By delivering four international perspectives, Part Four reminds us of the differences in gender equality meanings and practices across cultures. Using examples from Latin America (Chapter 13, by Idrovo Carlier); France (Chapter 14, by Finstad-Milion and Morin-Estèves); India and the USA (Chapter 15, by Moore, Rajadhyaksha and Blake-Beard); and Japan (Chapter 16, by Kondo), the authors identify the specific, local contexts of business and management education in relation to broader gender identities and career expectations. Idrovo Carlier examines the nature of disparity in enrolment in MBA programmes. Kondo also explores the role of the MBA for women in Japan, where a government economic policy has driven the increase in the number of women in the labour force. Finstad-Milion highlights the role of French management schools in both addressing and preparing students for an unequal labour market (echoing some of the issues raised by Cecchi-Dimeglio in Chapter 7). Through a curriculum audit, Moore et al. find an insufficient focus on gender diversity in management education in the US and Indian business schools. I felt that this served to support the restricted optimism of Part Three, that there are individual examples of good practice but these become hidden in a dominating swathe of silence on the topic.

The final part of the book offers six reflections on teaching gender equality in practice. Chapters 18 (by Hall and Peat) and 21 (by Kwerder and Özkaznç-Pan) explore the restructuring of pedagogical practice as a holistic intersection of teaching, learning and pastoral engagement. Hall and Peat particularly explore the gendered nature of academic identity, academic practice and student engagement. Students and academics have expectations of their roles and the content of material that are gendered and challenged by the experiences of academia, creating necessary negotiation for all. Developing this further, Kwerder and Özkaznç-Pan propose the business school as a locus through which social change can be driven through the integration of Feminist interventions in management education. They demonstrate that gendered expectations can be transformed through MBA programmes in particular, so that “teaching ethics” becomes “ethical teaching” (p. 376). Through their example of re-reading of a case study of the 2012 Tazreen Fashions Factory Fire, I could connect ways in which I could build this into my own practice, moving from a standard, narrow approach of demonstrating strategies of blame and repair of organisational reputation to a broader discussion of the structural context of the event.

Chapters 17, 19, 20 and 22 by Wahl, Bilimoria, Arnold and Foster and Bevelander and Page respectively, focus on specific methods for integrating gender equality into teaching practice. Wahl offers two “methods to challenge resistance to gender” (p. 319):

  1. the Gender Equality Index, in which a scale is used to promote discussions of gendered situations; and

  2. reflective role plays, in which different character positions can be enacted.

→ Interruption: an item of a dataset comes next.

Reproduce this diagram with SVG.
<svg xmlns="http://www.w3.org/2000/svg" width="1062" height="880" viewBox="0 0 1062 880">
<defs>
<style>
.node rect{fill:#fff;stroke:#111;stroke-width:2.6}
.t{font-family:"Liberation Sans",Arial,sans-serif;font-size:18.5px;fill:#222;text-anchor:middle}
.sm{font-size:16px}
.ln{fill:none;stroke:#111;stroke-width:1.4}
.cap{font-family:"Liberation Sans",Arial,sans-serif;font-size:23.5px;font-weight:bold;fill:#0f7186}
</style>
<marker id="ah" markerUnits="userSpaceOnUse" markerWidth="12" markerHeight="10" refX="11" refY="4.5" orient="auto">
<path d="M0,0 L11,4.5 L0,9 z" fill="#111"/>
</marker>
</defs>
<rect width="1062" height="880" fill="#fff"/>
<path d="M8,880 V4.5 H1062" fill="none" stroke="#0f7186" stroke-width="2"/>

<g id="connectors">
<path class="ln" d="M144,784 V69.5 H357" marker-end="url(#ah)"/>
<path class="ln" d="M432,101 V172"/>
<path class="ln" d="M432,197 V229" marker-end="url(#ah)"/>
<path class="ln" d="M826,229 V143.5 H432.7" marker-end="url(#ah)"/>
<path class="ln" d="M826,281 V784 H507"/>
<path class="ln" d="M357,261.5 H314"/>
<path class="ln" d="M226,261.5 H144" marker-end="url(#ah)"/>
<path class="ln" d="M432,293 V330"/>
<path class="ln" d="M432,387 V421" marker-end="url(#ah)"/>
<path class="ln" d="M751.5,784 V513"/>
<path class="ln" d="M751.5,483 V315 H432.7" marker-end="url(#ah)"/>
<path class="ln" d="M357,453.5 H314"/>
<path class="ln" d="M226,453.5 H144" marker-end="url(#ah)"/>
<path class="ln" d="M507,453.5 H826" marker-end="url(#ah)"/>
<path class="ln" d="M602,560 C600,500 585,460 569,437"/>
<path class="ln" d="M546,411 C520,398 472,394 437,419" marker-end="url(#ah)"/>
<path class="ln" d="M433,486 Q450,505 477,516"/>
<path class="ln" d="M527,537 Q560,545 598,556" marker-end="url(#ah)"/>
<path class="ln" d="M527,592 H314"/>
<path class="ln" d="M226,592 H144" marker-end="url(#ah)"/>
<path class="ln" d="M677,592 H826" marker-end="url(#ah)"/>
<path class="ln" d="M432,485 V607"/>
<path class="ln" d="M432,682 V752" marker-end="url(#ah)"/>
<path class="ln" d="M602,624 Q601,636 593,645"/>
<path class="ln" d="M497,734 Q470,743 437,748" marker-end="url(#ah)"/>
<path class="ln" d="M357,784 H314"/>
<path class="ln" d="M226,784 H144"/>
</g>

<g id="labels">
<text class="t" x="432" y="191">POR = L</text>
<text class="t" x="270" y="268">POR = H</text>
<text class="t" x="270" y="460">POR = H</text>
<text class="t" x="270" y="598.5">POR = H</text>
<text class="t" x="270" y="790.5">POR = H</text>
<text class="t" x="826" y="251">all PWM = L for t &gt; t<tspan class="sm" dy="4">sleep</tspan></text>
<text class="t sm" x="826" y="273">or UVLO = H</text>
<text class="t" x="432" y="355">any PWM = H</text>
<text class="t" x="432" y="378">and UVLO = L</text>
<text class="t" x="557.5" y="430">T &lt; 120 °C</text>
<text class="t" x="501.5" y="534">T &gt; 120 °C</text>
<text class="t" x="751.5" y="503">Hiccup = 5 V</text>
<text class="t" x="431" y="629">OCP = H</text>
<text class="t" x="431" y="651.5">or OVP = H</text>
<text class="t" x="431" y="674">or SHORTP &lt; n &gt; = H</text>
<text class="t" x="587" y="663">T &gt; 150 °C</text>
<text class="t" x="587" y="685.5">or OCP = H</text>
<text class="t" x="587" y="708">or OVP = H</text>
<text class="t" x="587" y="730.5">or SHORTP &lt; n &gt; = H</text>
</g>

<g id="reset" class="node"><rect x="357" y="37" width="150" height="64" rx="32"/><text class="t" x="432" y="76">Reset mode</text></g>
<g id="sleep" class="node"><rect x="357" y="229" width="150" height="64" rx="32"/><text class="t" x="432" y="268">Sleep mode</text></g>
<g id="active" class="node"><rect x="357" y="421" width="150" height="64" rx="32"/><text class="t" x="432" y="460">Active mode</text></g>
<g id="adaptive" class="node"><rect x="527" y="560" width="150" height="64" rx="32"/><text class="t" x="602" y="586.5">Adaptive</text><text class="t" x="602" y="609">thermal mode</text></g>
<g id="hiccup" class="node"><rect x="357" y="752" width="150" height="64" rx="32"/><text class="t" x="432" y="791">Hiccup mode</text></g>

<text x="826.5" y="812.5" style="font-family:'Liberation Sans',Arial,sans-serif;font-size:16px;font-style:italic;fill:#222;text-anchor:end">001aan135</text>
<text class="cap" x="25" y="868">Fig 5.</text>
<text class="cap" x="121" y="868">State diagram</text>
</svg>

Bilimoria’s work echoes that of Nentwich and Sander (Chapter 12) in evaluating an elective MBA course on Women in Organisations, with five key reflections:

  1. “gender equality in management education must be deliberately fostered” (p. 352);

  2. “gender reflexivity helps both female and male students examine privilege” (p. 353);

  3. “a psychologically safe classroom environment is a key element of the course’s effectiveness” (p. 354);

  4. “providing opportunities for voice, self-awareness and relational skill building is vital” (p. 355); and

  5. “enabling gender equality in management education requires more than a single elective course” (p. 355).

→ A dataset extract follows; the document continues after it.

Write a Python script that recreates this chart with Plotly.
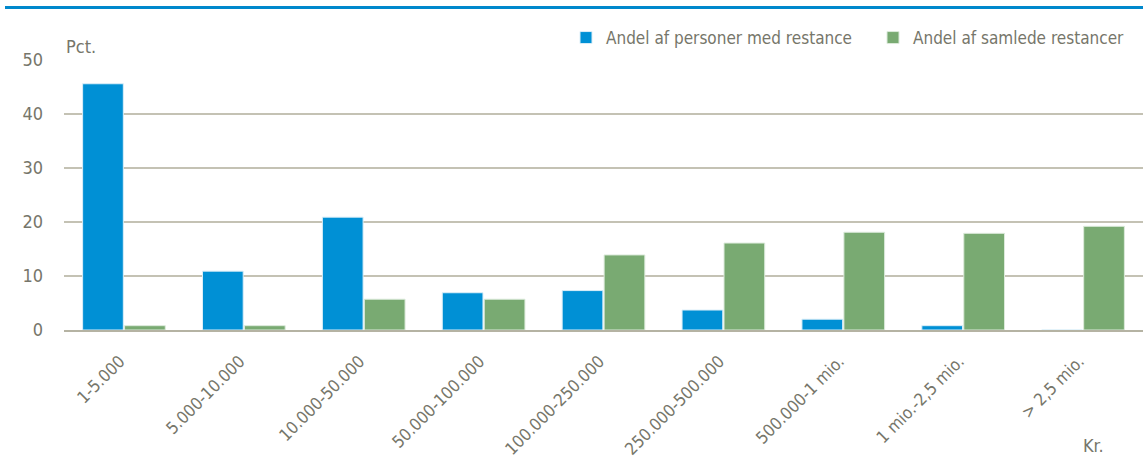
import plotly.graph_objects as go

categories = ["1-5.000", "5.000-10.000", "10.000-50.000", "50.000-100.000", "100.000-250.000",
              "250.000-500.000", "500.000-1 mio.", "1 mio.-2,5 mio.", "> 2,5 mio."]
personer = [45.6, 10.9, 20.9, 6.9, 7.3, 3.7, 2.0, 0.8, 0.0]
restancer = [0.8, 0.8, 5.7, 5.7, 13.9, 16.1, 18.1, 17.9, 19.2]
series_names = ["Andel af personer med restance", "Andel af samlede restancer"]
y_ticks = [0, 10, 20, 30, 40, 50]

FONT = "DejaVu Sans Condensed"
TXT = "#76766a"
FS = 18
W, H = 1143, 463
L, R, T, B = 64, 0, 60, 133
PH = H - T - B
PW = W - L - R

fig = go.Figure()
fig.add_trace(go.Bar(x=categories, y=personer, name=series_names[0],
                     marker=dict(color="#0090d5", line=dict(color="#dbeef8", width=1))))
fig.add_trace(go.Bar(x=categories, y=restancer, name=series_names[1],
                     marker=dict(color="#79aa72", line=dict(color="#dceadb", width=1))))

fig.update_layout(
    width=W, height=H,
    margin=dict(l=L, r=R, t=T, b=B, autoexpand=False),
    plot_bgcolor="white", paper_bgcolor="white",
    barmode="group", bargap=0.3, bargroupgap=0.03,
    font=dict(family=FONT, size=FS, color=TXT),
    showlegend=True,
    legend=dict(orientation="h", x=(566 - L) / PW, xanchor="left", y=1 + (T - 38) / PH,
                yanchor="middle", font=dict(size=17, color=TXT), itemwidth=30,
                entrywidth=262, traceorder="normal", bgcolor="rgba(0,0,0,0)"),
    xaxis=dict(tickangle=-45, showgrid=False, showline=True, linecolor="#b5b3a3", linewidth=1.5,
               ticks="", automargin=False, ticklabelstandoff=13, ticklabelshift=-4,
               tickfont=dict(size=17, color=TXT)),
    yaxis=dict(range=[0, 50], tickvals=y_ticks, showgrid=True, gridcolor="#c4c2b4", gridwidth=1.5,
               zeroline=False, showline=False, ticks="", ticklabelstandoff=20, automargin=False,
               tickfont=dict(size=FS, color=TXT)),
    shapes=[dict(type="line", xref="paper", yref="paper", x0=(5 - L) / PW,
                 x1=1.02, y0=1 + (T - 7.5) / PH, y1=1 + (T - 7.5) / PH,
                 line=dict(color="#0088cc", width=3))],
    annotations=[
        dict(text="Pct.", xref="paper", yref="paper", x=0, y=1 + 14 / PH,
             xanchor="left", yanchor="middle", showarrow=False, font=dict(size=FS, color=TXT)),
        dict(text="Kr.", xref="paper", yref="paper", x=(1093 - L) / PW, y=-(445 - (H - B)) / PH,
             xanchor="center", yanchor="middle", showarrow=False, font=dict(size=FS, color=TXT)),
    ],
)

fig.write_html("out.html", config={"displayModeBar": False},
               post_script="document.body.style.margin='0';")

Chapters 20 and 22 focus on the importance of experiential learning. Arnold and Foster evaluate the effects of active learning experiences on an elective MBA module designed based on Kolb’s stages of experiential learning, including film discussion and group activities. Bevelander and Page also discuss an all-women elective MBA module that involves climbing Mount Kilimanjaro, the highest mountain in Africa, as a metaphor for Women’s ascent of organizations. The elective nature of these modules perhaps indicates a body of students for whom gender equality is accepted within business and management education, and arranging to climb a mountain may be outside the scope of most business schools. However, the notion of creating experiences to deepen students’ understanding is of great value.

I am pleased to have read this book, as it lends itself to both a comprehensive read and to a more selective approach according to particular interests and themes. I do, however, continue to be frustrated that such material is needed. Why is it that in a book published in 2015 (not 1955), several chapters of the volume outline the problem of gender inequality in business and management education, making the case that this is still an issue that needs to be addressed? Many examples in my experience both inside and outside academia highlight the need for more comprehensive discussion on this area because gender equality is far from integrated in business and management education; it is frequently marginalised at best and denigrated at worst. The concluding comments by the editors offer three interconnecting areas through which interventions can be developed: research, practices and policies. I would perhaps encourage the expansion of the “practice” and “policy” areas to focus on not only pedagogical practice and institutional-level policy but also individual academic practice. In addition to institutions signing up to the Principles of PRME, there seems to be a requirement for professional development for us as academics to recognise and challenge our own gender biases in relation to each other (within academia and without). This has the potential to increase the necessary “will” to implement all of the evident “ways” of improving the integration of gender equality in business and management education.